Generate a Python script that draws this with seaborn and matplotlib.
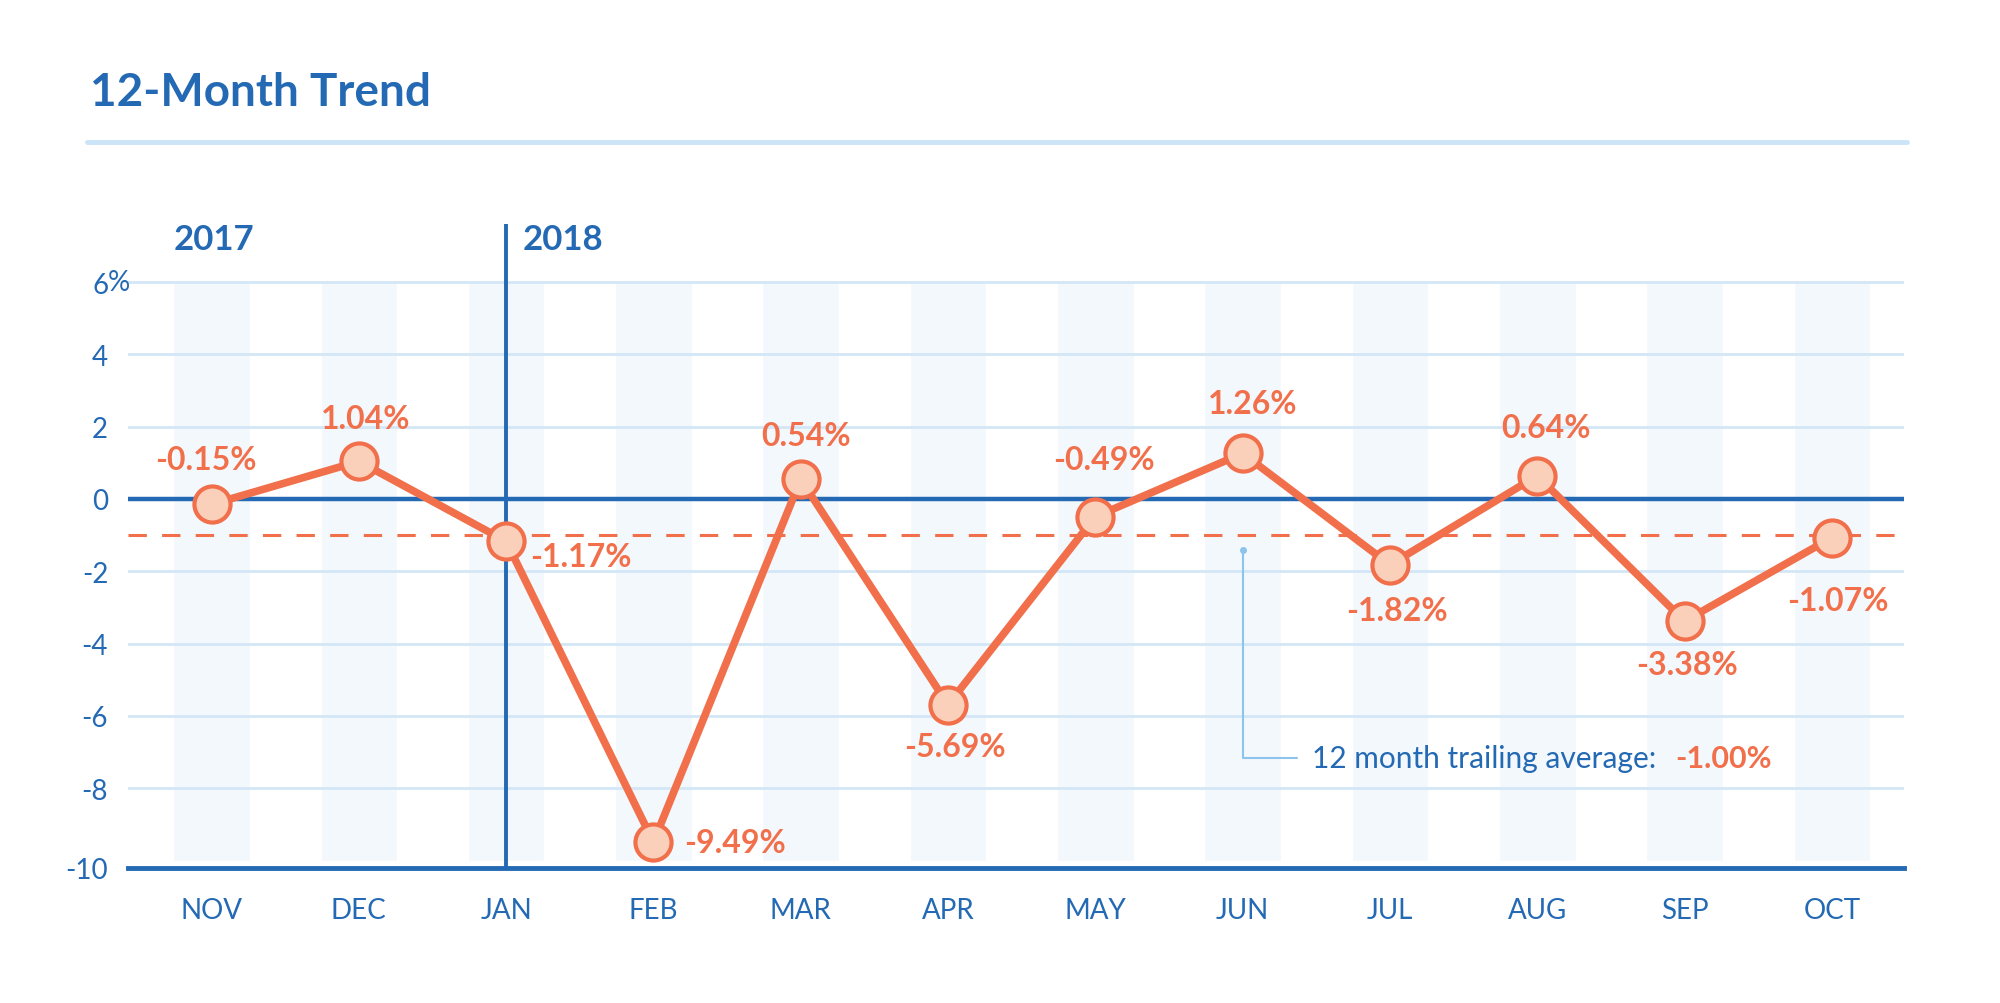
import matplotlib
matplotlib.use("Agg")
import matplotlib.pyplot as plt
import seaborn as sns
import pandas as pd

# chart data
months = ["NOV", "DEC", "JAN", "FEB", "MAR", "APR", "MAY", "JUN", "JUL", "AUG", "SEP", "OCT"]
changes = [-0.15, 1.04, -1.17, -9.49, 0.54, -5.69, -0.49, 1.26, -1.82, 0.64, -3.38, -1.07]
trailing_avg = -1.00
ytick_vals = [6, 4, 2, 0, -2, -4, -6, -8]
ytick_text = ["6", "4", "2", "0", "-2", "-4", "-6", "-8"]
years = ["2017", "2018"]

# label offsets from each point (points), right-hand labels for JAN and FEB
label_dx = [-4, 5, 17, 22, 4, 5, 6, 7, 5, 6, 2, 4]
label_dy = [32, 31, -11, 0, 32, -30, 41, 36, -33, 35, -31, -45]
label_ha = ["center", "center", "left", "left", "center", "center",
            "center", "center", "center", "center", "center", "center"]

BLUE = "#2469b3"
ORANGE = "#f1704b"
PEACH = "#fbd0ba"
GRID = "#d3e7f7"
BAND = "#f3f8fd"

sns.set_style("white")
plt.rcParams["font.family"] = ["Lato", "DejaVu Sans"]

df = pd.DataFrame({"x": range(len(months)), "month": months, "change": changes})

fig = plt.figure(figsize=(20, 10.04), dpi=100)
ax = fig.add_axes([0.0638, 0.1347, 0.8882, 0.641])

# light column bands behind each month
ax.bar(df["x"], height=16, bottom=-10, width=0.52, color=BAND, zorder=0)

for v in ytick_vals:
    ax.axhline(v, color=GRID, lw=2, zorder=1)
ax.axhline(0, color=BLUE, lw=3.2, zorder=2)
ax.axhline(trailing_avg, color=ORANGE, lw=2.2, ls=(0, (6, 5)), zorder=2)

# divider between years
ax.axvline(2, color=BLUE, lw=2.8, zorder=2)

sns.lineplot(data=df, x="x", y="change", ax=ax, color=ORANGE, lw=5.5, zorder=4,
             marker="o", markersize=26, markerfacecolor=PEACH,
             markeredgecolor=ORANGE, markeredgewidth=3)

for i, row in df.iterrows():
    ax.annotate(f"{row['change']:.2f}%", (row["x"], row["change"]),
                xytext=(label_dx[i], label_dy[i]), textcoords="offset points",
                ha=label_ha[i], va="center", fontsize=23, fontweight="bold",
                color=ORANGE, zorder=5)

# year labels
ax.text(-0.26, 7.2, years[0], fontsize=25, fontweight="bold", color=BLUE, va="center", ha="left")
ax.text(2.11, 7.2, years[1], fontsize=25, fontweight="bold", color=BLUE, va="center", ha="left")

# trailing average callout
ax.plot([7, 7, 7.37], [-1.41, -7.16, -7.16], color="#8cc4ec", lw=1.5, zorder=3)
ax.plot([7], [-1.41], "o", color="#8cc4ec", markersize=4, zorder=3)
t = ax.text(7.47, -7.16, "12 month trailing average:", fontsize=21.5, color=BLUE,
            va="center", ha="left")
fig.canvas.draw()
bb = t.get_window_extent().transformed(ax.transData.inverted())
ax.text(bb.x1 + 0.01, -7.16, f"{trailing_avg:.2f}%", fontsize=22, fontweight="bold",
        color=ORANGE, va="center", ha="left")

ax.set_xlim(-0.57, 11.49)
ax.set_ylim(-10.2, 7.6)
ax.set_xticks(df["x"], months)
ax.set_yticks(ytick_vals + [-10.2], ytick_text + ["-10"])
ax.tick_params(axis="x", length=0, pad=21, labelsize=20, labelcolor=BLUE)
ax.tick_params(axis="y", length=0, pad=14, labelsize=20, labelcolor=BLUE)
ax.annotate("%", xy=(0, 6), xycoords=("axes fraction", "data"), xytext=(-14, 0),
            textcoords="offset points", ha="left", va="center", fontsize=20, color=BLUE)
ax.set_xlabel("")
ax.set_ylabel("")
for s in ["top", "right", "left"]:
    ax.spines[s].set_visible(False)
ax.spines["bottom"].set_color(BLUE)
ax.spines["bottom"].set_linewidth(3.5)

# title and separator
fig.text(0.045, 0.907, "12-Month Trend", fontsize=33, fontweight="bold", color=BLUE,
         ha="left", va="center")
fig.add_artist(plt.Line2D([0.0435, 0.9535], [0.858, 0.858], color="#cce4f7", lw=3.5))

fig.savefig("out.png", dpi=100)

==*==

▶ **WRITTEN EXERCISE**
All of the data above should be quoted exactly, except for the pictures.

▶ **FINISHED ANSWER**
Generate a Python script that draws this with seaborn and matplotlib.
import matplotlib
matplotlib.use("Agg")
import matplotlib.pyplot as plt
import seaborn as sns
import pandas as pd

# chart data
months = ["NOV", "DEC", "JAN", "FEB", "MAR", "APR", "MAY", "JUN", "JUL", "AUG", "SEP", "OCT"]
changes = [-0.15, 1.04, -1.17, -9.49, 0.54, -5.69, -0.49, 1.26, -1.82, 0.64, -3.38, -1.07]
trailing_avg = -1.00
ytick_vals = [6, 4, 2, 0, -2, -4, -6, -8]
ytick_text = ["6", "4", "2", "0", "-2", "-4", "-6", "-8"]
years = ["2017", "2018"]

# label offsets from each point (points), right-hand labels for JAN and FEB
label_dx = [-4, 5, 17, 22, 4, 5, 6, 7, 5, 6, 2, 4]
label_dy = [32, 31, -11, 0, 32, -30, 41, 36, -33, 35, -31, -45]
label_ha = ["center", "center", "left", "left", "center", "center",
            "center", "center", "center", "center", "center", "center"]

BLUE = "#2469b3"
ORANGE = "#f1704b"
PEACH = "#fbd0ba"
GRID = "#d3e7f7"
BAND = "#f3f8fd"

sns.set_style("white")
plt.rcParams["font.family"] = ["Lato", "DejaVu Sans"]

df = pd.DataFrame({"x": range(len(months)), "month": months, "change": changes})

fig = plt.figure(figsize=(20, 10.04), dpi=100)
ax = fig.add_axes([0.0638, 0.1347, 0.8882, 0.641])

# light column bands behind each month
ax.bar(df["x"], height=16, bottom=-10, width=0.52, color=BAND, zorder=0)

for v in ytick_vals:
    ax.axhline(v, color=GRID, lw=2, zorder=1)
ax.axhline(0, color=BLUE, lw=3.2, zorder=2)
ax.axhline(trailing_avg, color=ORANGE, lw=2.2, ls=(0, (6, 5)), zorder=2)

# divider between years
ax.axvline(2, color=BLUE, lw=2.8, zorder=2)

sns.lineplot(data=df, x="x", y="change", ax=ax, color=ORANGE, lw=5.5, zorder=4,
             marker="o", markersize=26, markerfacecolor=PEACH,
             markeredgecolor=ORANGE, markeredgewidth=3)

for i, row in df.iterrows():
    ax.annotate(f"{row['change']:.2f}%", (row["x"], row["change"]),
                xytext=(label_dx[i], label_dy[i]), textcoords="offset points",
                ha=label_ha[i], va="center", fontsize=23, fontweight="bold",
                color=ORANGE, zorder=5)

# year labels
ax.text(-0.26, 7.2, years[0], fontsize=25, fontweight="bold", color=BLUE, va="center", ha="left")
ax.text(2.11, 7.2, years[1], fontsize=25, fontweight="bold", color=BLUE, va="center", ha="left")

# trailing average callout
ax.plot([7, 7, 7.37], [-1.41, -7.16, -7.16], color="#8cc4ec", lw=1.5, zorder=3)
ax.plot([7], [-1.41], "o", color="#8cc4ec", markersize=4, zorder=3)
t = ax.text(7.47, -7.16, "12 month trailing average:", fontsize=21.5, color=BLUE,
            va="center", ha="left")
fig.canvas.draw()
bb = t.get_window_extent().transformed(ax.transData.inverted())
ax.text(bb.x1 + 0.01, -7.16, f"{trailing_avg:.2f}%", fontsize=22, fontweight="bold",
        color=ORANGE, va="center", ha="left")

ax.set_xlim(-0.57, 11.49)
ax.set_ylim(-10.2, 7.6)
ax.set_xticks(df["x"], months)
ax.set_yticks(ytick_vals + [-10.2], ytick_text + ["-10"])
ax.tick_params(axis="x", length=0, pad=21, labelsize=20, labelcolor=BLUE)
ax.tick_params(axis="y", length=0, pad=14, labelsize=20, labelcolor=BLUE)
ax.annotate("%", xy=(0, 6), xycoords=("axes fraction", "data"), xytext=(-14, 0),
            textcoords="offset points", ha="left", va="center", fontsize=20, color=BLUE)
ax.set_xlabel("")
ax.set_ylabel("")
for s in ["top", "right", "left"]:
    ax.spines[s].set_visible(False)
ax.spines["bottom"].set_color(BLUE)
ax.spines["bottom"].set_linewidth(3.5)

# title and separator
fig.text(0.045, 0.907, "12-Month Trend", fontsize=33, fontweight="bold", color=BLUE,
         ha="left", va="center")
fig.add_artist(plt.Line2D([0.0435, 0.9535], [0.858, 0.858], color="#cce4f7", lw=3.5))

fig.savefig("out.png", dpi=100)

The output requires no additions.